La mitologia parla ampiamente della famosa camicia di Nesso, cioè di un abito contenente sangue infettato da veleno fatto indossare per uccidere Eracle.
Orbene, passando alla storia attuale, anche la politica odierna presenta un caso da camicia di Nesso.
L’abito – ovviamente inteso in senso metaforico – è rappresentato dall’agire dell’ex-Presidente del Consiglio, Renzi, che rappresenta un motivo di grave insicurezza per il suo stesso partito, che non ha deciso ancora di svestirsene.
È evidente che le progressive uscite di scena di Alfano e di Pisapia non hanno contribuito a rafforzare la posizione di Renzi, il quale è, sempre più, al centro di una vicenda politica tormentata.
Anche la sua polemica con Grasso e Boldrini, rispettivamente seconda e terza carica dello Stato, non lo aiuta in una campagna elettorale, nella quale egli dovrà misurarsi con due grandi avversari: da una parte il populismo di Grillo; dall’altra, la volontà di tornare al Governo da parte di Berlusconi e dei suoi alleati, che si sono dimostrati assai pronti nel mettere da parte ogni elemento di differenza, pur di presentarsi in modo decente alla pubblica opinione, dando l’immagine di una credibile coalizione per il prossimo quinquennio.
Peraltro, l’emorragia di voti, che causerà la nuova formazione di Grasso, non è effettivamente misurabile: certo è che, nei collegi maggioritari, finanche un sol voto può determinare la vittoria, per cui è pleonastico sottolineare che la nuova lista della Sinistra sarà, comunque, un fattore che non aiuterà, invero, l’affermazione del PD.
Inoltre, non può sfuggire il fatto che, in quest’ultimo scorcio di legislatura, alcuni impegni qualificanti con la pubblica opinione nazionale di indirizzo liberale siano saltati.

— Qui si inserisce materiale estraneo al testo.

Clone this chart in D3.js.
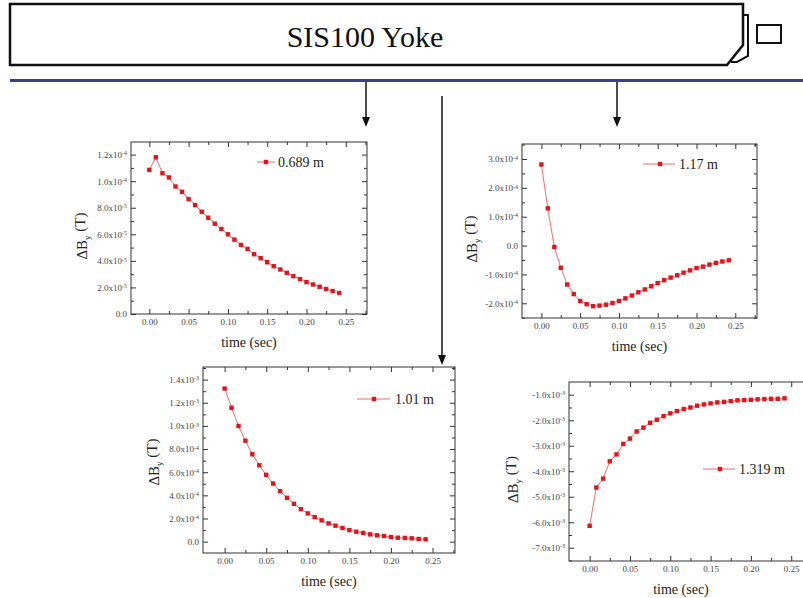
<!DOCTYPE html>
<html><head><meta charset="utf-8">
<script src="https://cdn.jsdelivr.net/npm/d3@7"></script>
<style>body{margin:0;background:#fff;overflow:hidden}svg{display:block}</style>
</head><body>
<svg id="c" width="803" height="598"></svg>
<script>
// ---------- data ----------
const time = [0, 0.0083, 0.0167, 0.025, 0.0333, 0.0417, 0.05, 0.0583, 0.0667, 0.075,
  0.0833, 0.0917, 0.1, 0.1083, 0.1167, 0.125, 0.1333, 0.1417, 0.15, 0.1583,
  0.1667, 0.175, 0.1833, 0.1917, 0.2, 0.2083, 0.2167, 0.225, 0.2333, 0.2417];

const dBy_0689 = [1.085e-4, 1.18e-4, 1.06e-4, 1.028e-4, 9.6e-5, 9.2e-5, 8.65e-5, 8.2e-5, 7.7e-5, 7.25e-5,
  6.8e-5, 6.4e-5, 6.0e-5, 5.6e-5, 5.2e-5, 4.9e-5, 4.5e-5, 4.2e-5, 3.9e-5, 3.6e-5,
  3.35e-5, 3.1e-5, 2.85e-5, 2.63e-5, 2.4e-5, 2.22e-5, 2.05e-5, 1.88e-5, 1.73e-5, 1.58e-5];

const dBy_117 = [2.81e-4, 1.29e-4, -0.05e-4, -0.77e-4, -1.35e-4, -1.68e-4, -1.92e-4, -2.03e-4, -2.10e-4, -2.08e-4,
  -2.05e-4, -1.99e-4, -1.92e-4, -1.83e-4, -1.73e-4, -1.62e-4, -1.52e-4, -1.41e-4, -1.30e-4, -1.20e-4,
  -1.11e-4, -1.03e-4, -0.94e-4, -0.86e-4, -0.78e-4, -0.73e-4, -0.66e-4, -0.60e-4, -0.55e-4, -0.51e-4];

const dBy_101 = [1.323e-3, 1.157e-3, 0.999e-3, 0.872e-3, 0.755e-3, 0.660e-3, 0.577e-3, 0.502e-3, 0.436e-3, 0.379e-3,
  0.327e-3, 0.281e-3, 0.244e-3, 0.212e-3, 0.184e-3, 0.158e-3, 0.138e-3, 0.118e-3, 0.100e-3, 0.086e-3,
  0.075e-3, 0.063e-3, 0.055e-3, 0.049e-3, 0.040e-3, 0.034e-3, 0.032e-3, 0.029e-3, 0.023e-3, 0.020e-3];

const dBy_1319 = [-6.14e-3, -4.64e-3, -4.29e-3, -3.61e-3, -3.34e-3, -2.93e-3, -2.72e-3, -2.44e-3, -2.29e-3, -2.10e-3,
  -1.98e-3, -1.84e-3, -1.73e-3, -1.64e-3, -1.56e-3, -1.50e-3, -1.43e-3, -1.38e-3, -1.34e-3, -1.30e-3,
  -1.28e-3, -1.25e-3, -1.22e-3, -1.21e-3, -1.20e-3, -1.18e-3, -1.17e-3, -1.16e-3, -1.16e-3, -1.14e-3];

const xTicks = [0, 0.05, 0.10, 0.15, 0.20, 0.25];
const xTickLabels = ["0.00", "0.05", "0.10", "0.15", "0.20", "0.25"];

const yTicks_0689 = [0, 2e-5, 4e-5, 6e-5, 8e-5, 1.0e-4, 1.2e-4];
const yLabels_0689 = ["0.0", "2.0x10^-5", "4.0x10^-5", "6.0x10^-5", "8.0x10^-5", "1.0x10^-4", "1.2x10^-4"];
const yTicks_117 = [-2e-4, -1e-4, 0, 1e-4, 2e-4, 3e-4];
const yLabels_117 = ["-2.0x10^-4", "-1.0x10^-4", "0.0", "1.0x10^-4", "2.0x10^-4", "3.0x10^-4"];
const yTicks_101 = [0, 2e-4, 4e-4, 6e-4, 8e-4, 1.0e-3, 1.2e-3, 1.4e-3];
const yLabels_101 = ["0.0", "2.0x10^-4", "4.0x10^-4", "6.0x10^-4", "8.0x10^-4", "1.0x10^-3", "1.2x10^-3", "1.4x10^-3"];
const yTicks_1319 = [-7e-3, -6e-3, -5e-3, -4e-3, -3e-3, -2e-3, -1e-3];
const yLabels_1319 = ["-7.0x10^-3", "-6.0x10^-3", "-5.0x10^-3", "-4.0x10^-3", "-3.0x10^-3", "-2.0x10^-3", "-1.0x10^-3"];

const seriesNames = ["0.689 m", "1.17 m", "1.01 m", "1.319 m"];

// ---------- layout ----------
const charts = [
  { name: seriesNames[0], values: dBy_0689, yTicks: yTicks_0689, yLabels: yLabels_0689,
    frame: [131, 142, 367, 314], xDomain: [-0.0233, 0.277], yDomain: [0, 1.295e-4],
    legend: { x1: 257, x2: 275, sq: 266, tx: 278, y: 162 }, ylabX: 87, ylabDy: 8 },
  { name: seriesNames[1], values: dBy_117, yTicks: yTicks_117, yLabels: yLabels_117,
    frame: [522, 144, 757, 318], xDomain: [-0.025, 0.278], yDomain: [-2.51e-4, 3.52e-4],
    legend: { x1: 643, x2: 675, sq: 660, tx: 679, y: 164 }, ylabX: 477, ylabDy: 8 },
  { name: seriesNames[2], values: dBy_101, yTicks: yTicks_101, yLabels: yLabels_101,
    frame: [203, 367, 455, 553], xDomain: [-0.026, 0.277], yDomain: [-0.98e-4, 1.509e-3],
    legend: { x1: 357, x2: 390, sq: 374, tx: 395, y: 399 }, ylabX: 159, ylabDy: 2 },
  { name: seriesNames[3], values: dBy_1319, yTicks: yTicks_1319, yLabels: yLabels_1319,
    frame: [569, 382, 813, 561], xDomain: [-0.0256, 0.277], yDomain: [-7.52e-3, -0.5e-3],
    legend: { x1: 703, x2: 735, sq: 720, tx: 739, y: 469 }, ylabX: 518, ylabDy: 8 }
];

const SERIF = "'Liberation Serif', 'Times New Roman', serif";
const svg = d3.select("#c");

// ---------- header ----------
svg.append("path")
  .attr("d", "M743,15 H748 V56 L737,62 H731")
  .attr("fill", "#fff").attr("stroke", "#111").attr("stroke-width", 2).attr("stroke-linejoin", "miter");
svg.append("path")
  .attr("d", "M10,4 H743 V45 L727,65 H10 Z")
  .attr("fill", "#fff").attr("stroke", "#111").attr("stroke-width", 2.5);
svg.append("rect").attr("x", 757).attr("y", 25).attr("width", 24).attr("height", 18)
  .attr("fill", "#fff").attr("stroke", "#111").attr("stroke-width", 2);
svg.append("text").attr("x", 365).attr("y", 47).attr("text-anchor", "middle")
  .attr("font-family", SERIF).attr("font-size", 30).attr("fill", "#111").text("SIS100 Yoke");
svg.append("line").attr("x1", 10).attr("x2", 803).attr("y1", 80.5).attr("y2", 80.5)
  .attr("stroke", "#3d3d9c").attr("stroke-width", 3);

// ---------- arrows ----------
function arrow(x, yA, yB) {
  svg.append("line").attr("x1", x).attr("x2", x).attr("y1", yA).attr("y2", yB - 8)
    .attr("stroke", "#111").attr("stroke-width", 1.5);
  svg.append("path").attr("d", `M${x - 4},${yB - 10} L${x + 4},${yB - 10} L${x},${yB} Z`).attr("fill", "#111");
}
arrow(366, 82, 127);
arrow(617, 82, 127);
arrow(442, 96, 365);

// ---------- charts ----------
function setLabel(sel, lab) {
  sel.each(function (d, i) {
    const t = d3.select(this);
    const s = lab(d, i);
    t.text(null);
    const parts = s.split("^");
    t.append("tspan").text(parts[0]);
    if (parts.length > 1) {
      t.append("tspan").attr("dy", "-0.45em").attr("font-size", "6px").text(parts[1]);
    }
  });
}

function drawChart(c) {
  const [x0, y0, x1, y1] = c.frame;
  const x = d3.scaleLinear().domain(c.xDomain).range([x0, x1]);
  const y = d3.scaleLinear().domain(c.yDomain).range([y1, y0]);
  const g = svg.append("g");

  const inX = v => v >= c.xDomain[0] && v <= c.xDomain[1];
  const inY = v => v >= c.yDomain[0] && v <= c.yDomain[1];
  const xMinor = [];
  for (let i = 0; i < xTicks.length; i++) {
    const m = xTicks[i] + 0.025; if (inX(m)) xMinor.push(m);
  }
  const yMinor = [];
  const step = c.yTicks[1] - c.yTicks[0];
  for (let i = -1; i < c.yTicks.length; i++) {
    const m = c.yTicks[0] + step * (i + 0.5); if (inY(m)) yMinor.push(m);
  }

  const styleAxis = a => {
    a.select(".domain").remove();
    a.selectAll("line").attr("stroke", "#333").attr("stroke-width", 1);
    a.selectAll("text").attr("font-family", SERIF).attr("font-size", 9).attr("fill", "#444");
  };

  // bottom
  const bx = g.append("g").attr("transform", `translate(0,${y1})`)
    .call(d3.axisBottom(x).tickValues(xTicks).tickSizeInner(-5).tickSizeOuter(0).tickPadding(5)
      .tickFormat((d, i) => xTickLabels[i]));
  styleAxis(bx);
  const bxm = g.append("g").attr("transform", `translate(0,${y1})`)
    .call(d3.axisBottom(x).tickValues(xMinor).tickSizeInner(-3).tickSizeOuter(0).tickFormat(""));
  styleAxis(bxm);
  // top
  const tx = g.append("g").attr("transform", `translate(0,${y0})`)
    .call(d3.axisTop(x).tickValues(xTicks).tickSizeInner(-5).tickSizeOuter(0).tickFormat(""));
  styleAxis(tx);
  const txm = g.append("g").attr("transform", `translate(0,${y0})`)
    .call(d3.axisTop(x).tickValues(xMinor).tickSizeInner(-3).tickSizeOuter(0).tickFormat(""));
  styleAxis(txm);
  // left
  const ly = g.append("g").attr("transform", `translate(${x0},0)`)
    .call(d3.axisLeft(y).tickValues(c.yTicks).tickSizeInner(-5).tickSizeOuter(0).tickPadding(4)
      .tickFormat((d, i) => c.yLabels[i]));
  styleAxis(ly);
  setLabel(ly.selectAll(".tick text"), (d, i) => c.yLabels[i]);
  const lym = g.append("g").attr("transform", `translate(${x0},0)`)
    .call(d3.axisLeft(y).tickValues(yMinor).tickSizeInner(-3).tickSizeOuter(0).tickFormat(""));
  styleAxis(lym);
  // right
  const ry = g.append("g").attr("transform", `translate(${x1},0)`)
    .call(d3.axisRight(y).tickValues(c.yTicks).tickSizeInner(-5).tickSizeOuter(0).tickFormat(""));
  styleAxis(ry);
  const rym = g.append("g").attr("transform", `translate(${x1},0)`)
    .call(d3.axisRight(y).tickValues(yMinor).tickSizeInner(-3).tickSizeOuter(0).tickFormat(""));
  styleAxis(rym);

  // frame
  g.append("rect").attr("x", x0).attr("y", y0).attr("width", x1 - x0).attr("height", y1 - y0)
    .attr("fill", "none").attr("stroke", "#333").attr("stroke-width", 1);

  // line + markers
  const pts = time.map((t, i) => [t, c.values[i]]);
  g.append("path").datum(pts)
    .attr("d", d3.line().x(d => x(d[0])).y(d => y(d[1])))
    .attr("fill", "none").attr("stroke", "#f05a5a").attr("stroke-width", 0.9);
  g.selectAll("rect.pt").data(pts).join("rect").attr("class", "pt")
    .attr("x", d => x(d[0]) - 2.2).attr("y", d => y(d[1]) - 2.2)
    .attr("width", 4.4).attr("height", 4.4).attr("fill", "#e3141c");

  // legend
  const L = c.legend;
  g.append("line").attr("x1", L.x1).attr("x2", L.x2).attr("y1", L.y).attr("y2", L.y)
    .attr("stroke", "#f05a5a").attr("stroke-width", 0.9);
  g.append("rect").attr("x", L.sq - 2.2).attr("y", L.y - 2.2).attr("width", 4.4).attr("height", 4.4).attr("fill", "#e3141c");
  g.append("text").attr("x", L.tx).attr("y", L.y + 5).attr("font-family", SERIF).attr("font-size", 14)
    .attr("fill", "#222").text(c.name);

  // axis titles
  g.append("text").attr("x", (x0 + x1) / 2 - (x1 > 803 ? 10 : 0)).attr("y", y1 + 33).attr("text-anchor", "middle")
    .attr("font-family", SERIF).attr("font-size", 14).attr("fill", "#222").text("time (sec)");
  const yl = g.append("text")
    .attr("transform", `translate(${c.ylabX},${(y0 + y1) / 2 + c.ylabDy}) rotate(-90)`)
    .attr("text-anchor", "middle").attr("font-family", SERIF).attr("font-size", 15).attr("fill", "#222");
  yl.append("tspan").text("\u0394B");
  yl.append("tspan").attr("dy", "0.35em").attr("font-size", "9px").text("y");
  yl.append("tspan").attr("dy", "-0.35em").text(" (T)");
}
charts.forEach(drawChart);
</script>
</body></html>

Soprattutto, la mancata approvazione della legge sullo Ius Soli peserà non poco, visto che, a fronte di molti proclami fatti su questa materia, non sono derivati i risultati, che ci si attendeva e che, nello specifico, avrebbero fatto fare un notevole passo in avanti al Paese in termini di civiltà.
I nodi, ineluttabilmente, vengono sempre al pettine, per cui la resa dei conti, che avvenga prima o dopo il voto del prossimo mese di marzo, determinerà la messa in discussione dell’operato di chi, in modo verticistico, ha diretto il partito negli ultimi quattro anni, determinando una progressiva erosione del consenso ed un allontanamento dall’elettorato progressista, che storicamente si è sempre riconosciuto nelle posizioni del PD, a fronte di una mancata crescita nell’area moderata, che era l’obiettivo di fondo del renzismo e della sua ventilata rottamazione di persone ed idee.
Come si arguisce, quindi, l’abito di Nesso del renzismo calante rischia, per davvero, di cagionare una ferita grave al PD, che, in caso di esito elettorale catastrofico, può in verità giungere al termine, finanche, della sua esperienza di vita decennale.
Forse, qualcuno, che manifesti saggezza, può arrestare il tutto prima che, come nella mitologia, la ferale vendetta di Nesso non si sia consumata?